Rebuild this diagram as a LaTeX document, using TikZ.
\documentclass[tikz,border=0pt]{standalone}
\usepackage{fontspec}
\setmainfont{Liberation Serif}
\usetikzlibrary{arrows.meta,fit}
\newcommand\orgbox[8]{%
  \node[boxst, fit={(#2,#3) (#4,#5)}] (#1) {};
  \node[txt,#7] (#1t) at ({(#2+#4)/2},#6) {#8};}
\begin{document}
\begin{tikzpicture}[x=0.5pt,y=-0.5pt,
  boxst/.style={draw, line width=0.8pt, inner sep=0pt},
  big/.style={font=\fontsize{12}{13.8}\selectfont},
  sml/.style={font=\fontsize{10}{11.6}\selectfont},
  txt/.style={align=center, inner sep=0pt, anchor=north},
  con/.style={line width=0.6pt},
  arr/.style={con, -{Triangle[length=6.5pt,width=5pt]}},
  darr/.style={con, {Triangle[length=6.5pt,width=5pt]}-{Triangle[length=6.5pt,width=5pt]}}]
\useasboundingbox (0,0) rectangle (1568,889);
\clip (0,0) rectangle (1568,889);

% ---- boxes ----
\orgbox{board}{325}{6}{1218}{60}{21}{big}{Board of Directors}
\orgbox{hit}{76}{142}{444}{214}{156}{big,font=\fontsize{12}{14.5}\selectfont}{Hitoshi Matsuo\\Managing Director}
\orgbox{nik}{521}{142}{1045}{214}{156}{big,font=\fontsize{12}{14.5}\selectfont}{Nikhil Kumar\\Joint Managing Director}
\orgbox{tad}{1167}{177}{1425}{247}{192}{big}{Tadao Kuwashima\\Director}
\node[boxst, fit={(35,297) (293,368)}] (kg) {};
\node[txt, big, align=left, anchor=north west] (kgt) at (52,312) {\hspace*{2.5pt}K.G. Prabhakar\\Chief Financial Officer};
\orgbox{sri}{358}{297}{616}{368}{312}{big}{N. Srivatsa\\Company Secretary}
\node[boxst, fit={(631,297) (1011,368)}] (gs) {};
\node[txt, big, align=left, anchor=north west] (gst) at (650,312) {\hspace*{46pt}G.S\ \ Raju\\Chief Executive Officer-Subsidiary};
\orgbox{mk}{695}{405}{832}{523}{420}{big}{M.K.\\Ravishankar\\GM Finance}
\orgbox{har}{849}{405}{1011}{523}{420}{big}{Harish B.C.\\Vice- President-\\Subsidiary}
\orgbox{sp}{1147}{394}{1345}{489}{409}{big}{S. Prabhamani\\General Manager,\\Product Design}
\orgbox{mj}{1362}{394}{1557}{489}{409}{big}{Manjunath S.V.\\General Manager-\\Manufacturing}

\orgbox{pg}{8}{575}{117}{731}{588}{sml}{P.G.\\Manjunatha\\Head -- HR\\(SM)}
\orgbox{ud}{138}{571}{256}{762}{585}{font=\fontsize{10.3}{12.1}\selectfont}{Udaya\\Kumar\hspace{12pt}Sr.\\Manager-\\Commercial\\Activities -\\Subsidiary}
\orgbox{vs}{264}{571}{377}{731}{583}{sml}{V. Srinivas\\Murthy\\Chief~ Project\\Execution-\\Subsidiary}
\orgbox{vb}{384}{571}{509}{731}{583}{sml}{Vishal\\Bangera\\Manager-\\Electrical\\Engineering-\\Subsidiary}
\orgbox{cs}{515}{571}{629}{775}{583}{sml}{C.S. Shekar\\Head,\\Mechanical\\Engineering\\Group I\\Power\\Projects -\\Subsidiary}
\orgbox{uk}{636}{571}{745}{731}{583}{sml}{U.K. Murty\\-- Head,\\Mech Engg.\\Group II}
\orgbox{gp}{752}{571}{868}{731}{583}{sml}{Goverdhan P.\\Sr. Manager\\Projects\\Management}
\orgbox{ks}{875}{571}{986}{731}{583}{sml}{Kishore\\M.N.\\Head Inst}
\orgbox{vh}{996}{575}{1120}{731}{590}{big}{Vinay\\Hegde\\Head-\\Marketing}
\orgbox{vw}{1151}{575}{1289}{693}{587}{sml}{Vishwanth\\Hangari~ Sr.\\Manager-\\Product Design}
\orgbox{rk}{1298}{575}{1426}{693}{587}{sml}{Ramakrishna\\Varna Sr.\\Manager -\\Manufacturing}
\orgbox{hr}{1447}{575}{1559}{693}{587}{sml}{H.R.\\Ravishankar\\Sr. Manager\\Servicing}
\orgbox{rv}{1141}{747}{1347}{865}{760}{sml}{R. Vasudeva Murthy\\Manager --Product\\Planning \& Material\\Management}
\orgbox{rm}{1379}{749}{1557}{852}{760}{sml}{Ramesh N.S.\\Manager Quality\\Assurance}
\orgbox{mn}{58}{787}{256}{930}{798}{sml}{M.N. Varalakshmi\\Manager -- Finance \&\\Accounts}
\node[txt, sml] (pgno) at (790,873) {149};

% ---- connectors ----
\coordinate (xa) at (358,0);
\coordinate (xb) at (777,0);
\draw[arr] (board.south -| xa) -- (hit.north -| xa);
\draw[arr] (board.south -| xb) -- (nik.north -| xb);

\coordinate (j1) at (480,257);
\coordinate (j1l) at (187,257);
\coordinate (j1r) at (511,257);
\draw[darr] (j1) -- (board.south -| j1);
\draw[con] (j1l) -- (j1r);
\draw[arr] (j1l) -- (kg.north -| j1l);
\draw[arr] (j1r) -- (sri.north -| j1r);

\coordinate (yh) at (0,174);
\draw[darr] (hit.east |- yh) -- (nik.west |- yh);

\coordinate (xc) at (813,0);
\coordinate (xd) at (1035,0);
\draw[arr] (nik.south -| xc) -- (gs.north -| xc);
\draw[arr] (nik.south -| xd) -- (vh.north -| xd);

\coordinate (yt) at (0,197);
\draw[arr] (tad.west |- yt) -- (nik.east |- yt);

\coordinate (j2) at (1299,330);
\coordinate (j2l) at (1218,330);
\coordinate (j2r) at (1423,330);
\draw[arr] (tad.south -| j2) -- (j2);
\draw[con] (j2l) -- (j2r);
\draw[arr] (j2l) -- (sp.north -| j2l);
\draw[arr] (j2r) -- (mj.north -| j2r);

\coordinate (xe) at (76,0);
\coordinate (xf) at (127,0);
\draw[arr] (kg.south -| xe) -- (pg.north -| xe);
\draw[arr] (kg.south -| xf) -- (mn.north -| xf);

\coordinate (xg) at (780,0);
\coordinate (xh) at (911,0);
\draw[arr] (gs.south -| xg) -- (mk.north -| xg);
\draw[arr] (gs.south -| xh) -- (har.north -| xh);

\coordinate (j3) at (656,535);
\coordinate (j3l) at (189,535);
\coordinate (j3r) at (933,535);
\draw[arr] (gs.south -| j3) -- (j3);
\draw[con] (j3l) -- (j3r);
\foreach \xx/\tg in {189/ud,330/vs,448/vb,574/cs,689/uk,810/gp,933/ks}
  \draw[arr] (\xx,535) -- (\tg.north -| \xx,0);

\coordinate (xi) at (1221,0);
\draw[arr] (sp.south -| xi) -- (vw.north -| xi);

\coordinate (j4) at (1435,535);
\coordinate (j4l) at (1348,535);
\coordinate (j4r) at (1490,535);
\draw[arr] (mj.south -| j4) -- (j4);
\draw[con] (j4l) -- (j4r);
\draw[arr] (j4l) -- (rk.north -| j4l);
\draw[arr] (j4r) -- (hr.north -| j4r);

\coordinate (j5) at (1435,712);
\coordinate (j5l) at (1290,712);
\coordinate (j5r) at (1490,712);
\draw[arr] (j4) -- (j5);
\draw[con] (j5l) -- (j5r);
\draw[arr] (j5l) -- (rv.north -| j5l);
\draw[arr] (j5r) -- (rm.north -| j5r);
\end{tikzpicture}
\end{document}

※

■ **TO BE DONE**
Set down the listing above in full, please, exactly as it appears.

■ **RIGHT ANSWER**
Rebuild this diagram as a LaTeX document, using TikZ.
\documentclass[tikz,border=0pt]{standalone}
\usepackage{fontspec}
\setmainfont{Liberation Serif}
\usetikzlibrary{arrows.meta,fit}
\newcommand\orgbox[8]{%
  \node[boxst, fit={(#2,#3) (#4,#5)}] (#1) {};
  \node[txt,#7] (#1t) at ({(#2+#4)/2},#6) {#8};}
\begin{document}
\begin{tikzpicture}[x=0.5pt,y=-0.5pt,
  boxst/.style={draw, line width=0.8pt, inner sep=0pt},
  big/.style={font=\fontsize{12}{13.8}\selectfont},
  sml/.style={font=\fontsize{10}{11.6}\selectfont},
  txt/.style={align=center, inner sep=0pt, anchor=north},
  con/.style={line width=0.6pt},
  arr/.style={con, -{Triangle[length=6.5pt,width=5pt]}},
  darr/.style={con, {Triangle[length=6.5pt,width=5pt]}-{Triangle[length=6.5pt,width=5pt]}}]
\useasboundingbox (0,0) rectangle (1568,889);
\clip (0,0) rectangle (1568,889);

% ---- boxes ----
\orgbox{board}{325}{6}{1218}{60}{21}{big}{Board of Directors}
\orgbox{hit}{76}{142}{444}{214}{156}{big,font=\fontsize{12}{14.5}\selectfont}{Hitoshi Matsuo\\Managing Director}
\orgbox{nik}{521}{142}{1045}{214}{156}{big,font=\fontsize{12}{14.5}\selectfont}{Nikhil Kumar\\Joint Managing Director}
\orgbox{tad}{1167}{177}{1425}{247}{192}{big}{Tadao Kuwashima\\Director}
\node[boxst, fit={(35,297) (293,368)}] (kg) {};
\node[txt, big, align=left, anchor=north west] (kgt) at (52,312) {\hspace*{2.5pt}K.G. Prabhakar\\Chief Financial Officer};
\orgbox{sri}{358}{297}{616}{368}{312}{big}{N. Srivatsa\\Company Secretary}
\node[boxst, fit={(631,297) (1011,368)}] (gs) {};
\node[txt, big, align=left, anchor=north west] (gst) at (650,312) {\hspace*{46pt}G.S\ \ Raju\\Chief Executive Officer-Subsidiary};
\orgbox{mk}{695}{405}{832}{523}{420}{big}{M.K.\\Ravishankar\\GM Finance}
\orgbox{har}{849}{405}{1011}{523}{420}{big}{Harish B.C.\\Vice- President-\\Subsidiary}
\orgbox{sp}{1147}{394}{1345}{489}{409}{big}{S. Prabhamani\\General Manager,\\Product Design}
\orgbox{mj}{1362}{394}{1557}{489}{409}{big}{Manjunath S.V.\\General Manager-\\Manufacturing}

\orgbox{pg}{8}{575}{117}{731}{588}{sml}{P.G.\\Manjunatha\\Head -- HR\\(SM)}
\orgbox{ud}{138}{571}{256}{762}{585}{font=\fontsize{10.3}{12.1}\selectfont}{Udaya\\Kumar\hspace{12pt}Sr.\\Manager-\\Commercial\\Activities -\\Subsidiary}
\orgbox{vs}{264}{571}{377}{731}{583}{sml}{V. Srinivas\\Murthy\\Chief~ Project\\Execution-\\Subsidiary}
\orgbox{vb}{384}{571}{509}{731}{583}{sml}{Vishal\\Bangera\\Manager-\\Electrical\\Engineering-\\Subsidiary}
\orgbox{cs}{515}{571}{629}{775}{583}{sml}{C.S. Shekar\\Head,\\Mechanical\\Engineering\\Group I\\Power\\Projects -\\Subsidiary}
\orgbox{uk}{636}{571}{745}{731}{583}{sml}{U.K. Murty\\-- Head,\\Mech Engg.\\Group II}
\orgbox{gp}{752}{571}{868}{731}{583}{sml}{Goverdhan P.\\Sr. Manager\\Projects\\Management}
\orgbox{ks}{875}{571}{986}{731}{583}{sml}{Kishore\\M.N.\\Head Inst}
\orgbox{vh}{996}{575}{1120}{731}{590}{big}{Vinay\\Hegde\\Head-\\Marketing}
\orgbox{vw}{1151}{575}{1289}{693}{587}{sml}{Vishwanth\\Hangari~ Sr.\\Manager-\\Product Design}
\orgbox{rk}{1298}{575}{1426}{693}{587}{sml}{Ramakrishna\\Varna Sr.\\Manager -\\Manufacturing}
\orgbox{hr}{1447}{575}{1559}{693}{587}{sml}{H.R.\\Ravishankar\\Sr. Manager\\Servicing}
\orgbox{rv}{1141}{747}{1347}{865}{760}{sml}{R. Vasudeva Murthy\\Manager --Product\\Planning \& Material\\Management}
\orgbox{rm}{1379}{749}{1557}{852}{760}{sml}{Ramesh N.S.\\Manager Quality\\Assurance}
\orgbox{mn}{58}{787}{256}{930}{798}{sml}{M.N. Varalakshmi\\Manager -- Finance \&\\Accounts}
\node[txt, sml] (pgno) at (790,873) {149};

% ---- connectors ----
\coordinate (xa) at (358,0);
\coordinate (xb) at (777,0);
\draw[arr] (board.south -| xa) -- (hit.north -| xa);
\draw[arr] (board.south -| xb) -- (nik.north -| xb);

\coordinate (j1) at (480,257);
\coordinate (j1l) at (187,257);
\coordinate (j1r) at (511,257);
\draw[darr] (j1) -- (board.south -| j1);
\draw[con] (j1l) -- (j1r);
\draw[arr] (j1l) -- (kg.north -| j1l);
\draw[arr] (j1r) -- (sri.north -| j1r);

\coordinate (yh) at (0,174);
\draw[darr] (hit.east |- yh) -- (nik.west |- yh);

\coordinate (xc) at (813,0);
\coordinate (xd) at (1035,0);
\draw[arr] (nik.south -| xc) -- (gs.north -| xc);
\draw[arr] (nik.south -| xd) -- (vh.north -| xd);

\coordinate (yt) at (0,197);
\draw[arr] (tad.west |- yt) -- (nik.east |- yt);

\coordinate (j2) at (1299,330);
\coordinate (j2l) at (1218,330);
\coordinate (j2r) at (1423,330);
\draw[arr] (tad.south -| j2) -- (j2);
\draw[con] (j2l) -- (j2r);
\draw[arr] (j2l) -- (sp.north -| j2l);
\draw[arr] (j2r) -- (mj.north -| j2r);

\coordinate (xe) at (76,0);
\coordinate (xf) at (127,0);
\draw[arr] (kg.south -| xe) -- (pg.north -| xe);
\draw[arr] (kg.south -| xf) -- (mn.north -| xf);

\coordinate (xg) at (780,0);
\coordinate (xh) at (911,0);
\draw[arr] (gs.south -| xg) -- (mk.north -| xg);
\draw[arr] (gs.south -| xh) -- (har.north -| xh);

\coordinate (j3) at (656,535);
\coordinate (j3l) at (189,535);
\coordinate (j3r) at (933,535);
\draw[arr] (gs.south -| j3) -- (j3);
\draw[con] (j3l) -- (j3r);
\foreach \xx/\tg in {189/ud,330/vs,448/vb,574/cs,689/uk,810/gp,933/ks}
  \draw[arr] (\xx,535) -- (\tg.north -| \xx,0);

\coordinate (xi) at (1221,0);
\draw[arr] (sp.south -| xi) -- (vw.north -| xi);

\coordinate (j4) at (1435,535);
\coordinate (j4l) at (1348,535);
\coordinate (j4r) at (1490,535);
\draw[arr] (mj.south -| j4) -- (j4);
\draw[con] (j4l) -- (j4r);
\draw[arr] (j4l) -- (rk.north -| j4l);
\draw[arr] (j4r) -- (hr.north -| j4r);

\coordinate (j5) at (1435,712);
\coordinate (j5l) at (1290,712);
\coordinate (j5r) at (1490,712);
\draw[arr] (j4) -- (j5);
\draw[con] (j5l) -- (j5r);
\draw[arr] (j5l) -- (rv.north -| j5l);
\draw[arr] (j5r) -- (rm.north -| j5r);
\end{tikzpicture}
\end{document}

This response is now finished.